Esrom nearly killed his brother for hurting Trevor. ”
I was wrong, he sounded worse than the Fentons. “I think I’ll ask Trev before I decide. Besides, that means I’m a Grant now, and not a Fenton.”
“Not exactly.” Uriel removed a sheet of paper from a notebook and passed it to me. “That is your true name.”
It was a New York State birth certificate. Written on the front was my real name. “Abraham Daniel Chandler. “Why Chandler and not Grant?”
“Eliakim did not know of your birth.” Uriel returned to his seat, carrying the book. “Ariel and I use the surname Chandler so I used that to honor her. You may change it to Grant if you prefer.”
I wasn’t ready to make any name changes just yet. “I want to talk to Henry first.”
“A wise idea.” He handed me the thick leather bound book. “In her long life, your mother acquired many things. They are yours now.”
I opened the notebook, and my breath caught. Page after page of assets, accounts, properties. Numbers with so many zeros my brain couldn't process them. “How…. All of this is mine?”
"It is." Uriel smiled. “A trustee is managing things for you. I’ll set up a meeting. In the meantime….” He pulled out a credit card wrapped in a piece of paper. “This is a debit card for an active account. You don’t need to worry about money ever again.”
I flipped through the pages in shock, my mind stuttered over the possibilities. When I shut the book, Uriel was watching me. He had a velvet pouch in his hand, which he offered to me. “This was hers.”
My fingers trembled slightly as I opened it. Inside was a simple silver ring with a stone that seemed to shift colors in the light. When I looked up, I noticed Uriel wore a matching ring.
“Our parents had these made for us on the day we became adults.” Uriel twisted the ring on his finger. “The stone is from our home world. We never took them off. When Ariel died, I took mine off as well as hers and put them away until today.
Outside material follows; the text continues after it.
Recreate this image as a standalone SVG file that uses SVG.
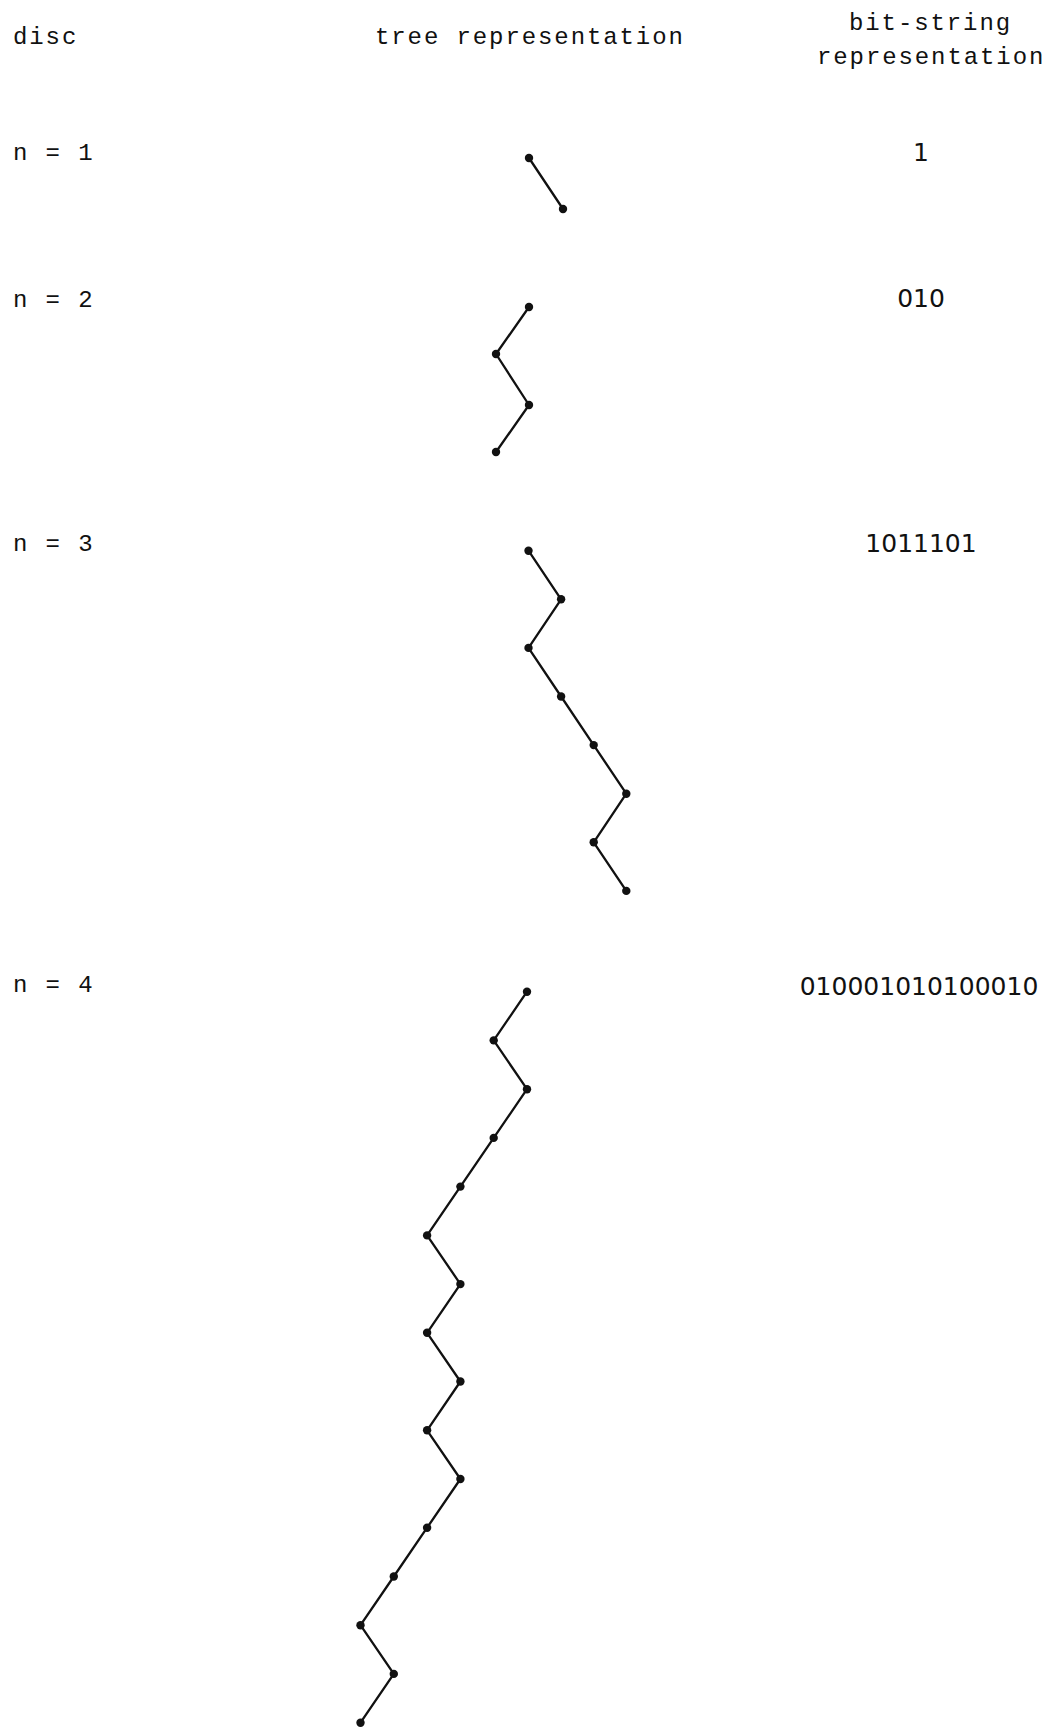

I slipped the ring onto my finger. It adjusted itself to fit perfectly. “Thank you.”
“You’re welcome.”
The sheer amount of change in my life was daunting. I needed time to digest everything. “I think that’s enough for today.”
“Very well, Nick,” Uriel said, looking a little more at peace than when I arrived. “I’ll be around whenever you’d like to talk.”
Mumbling a distracted thank you, I went in search of Henry. I had an entire family I hadn’t known about and I wanted to share it with him. The first of many new things we’d share.